== DATA EXCERPT
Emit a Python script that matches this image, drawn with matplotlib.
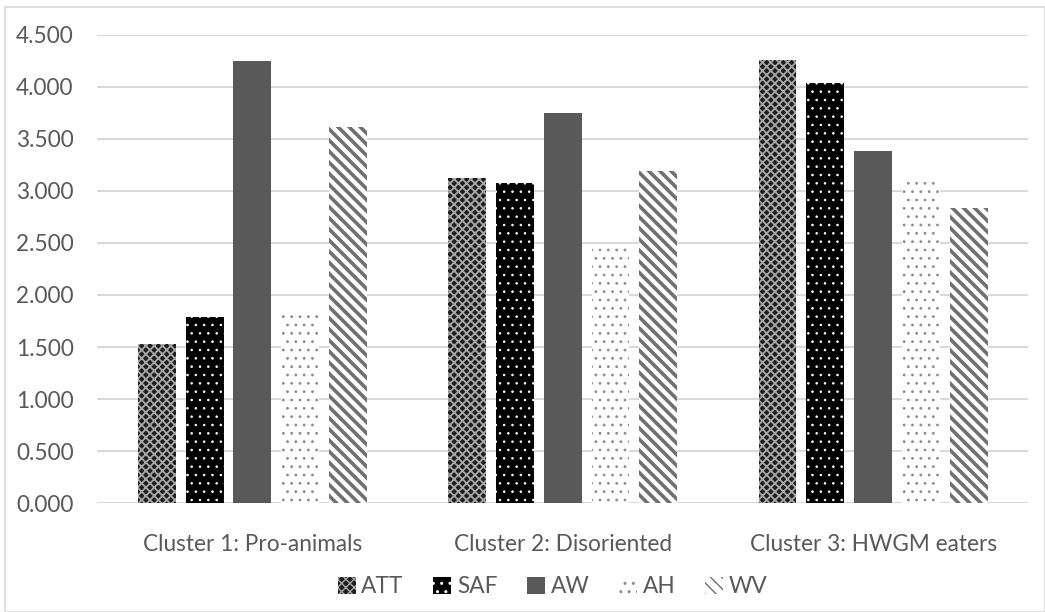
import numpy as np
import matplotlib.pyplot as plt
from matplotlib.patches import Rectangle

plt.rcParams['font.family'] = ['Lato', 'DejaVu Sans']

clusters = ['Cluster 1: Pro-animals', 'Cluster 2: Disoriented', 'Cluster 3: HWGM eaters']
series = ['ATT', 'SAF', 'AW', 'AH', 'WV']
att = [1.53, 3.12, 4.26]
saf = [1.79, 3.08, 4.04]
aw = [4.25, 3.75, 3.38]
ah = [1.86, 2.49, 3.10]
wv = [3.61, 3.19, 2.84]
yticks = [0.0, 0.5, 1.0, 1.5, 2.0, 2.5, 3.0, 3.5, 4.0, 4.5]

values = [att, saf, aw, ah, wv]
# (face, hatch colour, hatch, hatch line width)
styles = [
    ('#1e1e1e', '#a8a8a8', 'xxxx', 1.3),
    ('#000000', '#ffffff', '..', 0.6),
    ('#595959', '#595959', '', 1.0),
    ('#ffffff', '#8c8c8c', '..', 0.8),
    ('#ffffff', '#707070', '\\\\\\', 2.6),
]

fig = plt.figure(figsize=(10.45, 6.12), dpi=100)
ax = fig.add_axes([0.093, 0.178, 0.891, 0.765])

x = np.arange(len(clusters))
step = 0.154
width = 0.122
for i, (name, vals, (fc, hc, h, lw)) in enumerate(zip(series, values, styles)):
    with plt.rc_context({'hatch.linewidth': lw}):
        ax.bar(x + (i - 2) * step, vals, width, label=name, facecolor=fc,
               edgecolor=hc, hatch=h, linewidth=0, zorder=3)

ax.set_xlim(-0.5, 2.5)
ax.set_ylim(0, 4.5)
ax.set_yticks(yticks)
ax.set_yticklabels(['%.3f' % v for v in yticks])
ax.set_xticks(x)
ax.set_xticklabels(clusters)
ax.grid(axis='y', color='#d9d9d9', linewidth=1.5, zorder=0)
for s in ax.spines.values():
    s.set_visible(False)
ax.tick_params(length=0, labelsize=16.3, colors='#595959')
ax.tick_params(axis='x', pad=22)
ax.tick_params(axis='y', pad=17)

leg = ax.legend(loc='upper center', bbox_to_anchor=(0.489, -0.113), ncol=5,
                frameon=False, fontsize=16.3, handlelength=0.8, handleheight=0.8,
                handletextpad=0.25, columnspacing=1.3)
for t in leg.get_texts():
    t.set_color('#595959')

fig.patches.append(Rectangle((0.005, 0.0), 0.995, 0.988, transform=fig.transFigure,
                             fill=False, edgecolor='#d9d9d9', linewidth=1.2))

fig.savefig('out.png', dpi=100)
====
■ THE TASK:
Could the lines from the top of the material through the line with "plt.rcParams['font.family'] = ['Lato', 'DejaVu" be repeated exactly, pictures left out?

■ RESULT FOR THIS TASK:
Emit a Python script that matches this image, drawn with matplotlib.
import numpy as np
import matplotlib.pyplot as plt
from matplotlib.patches import Rectangle

plt.rcParams['font.family'] = ['Lato', 'DejaVu Sans']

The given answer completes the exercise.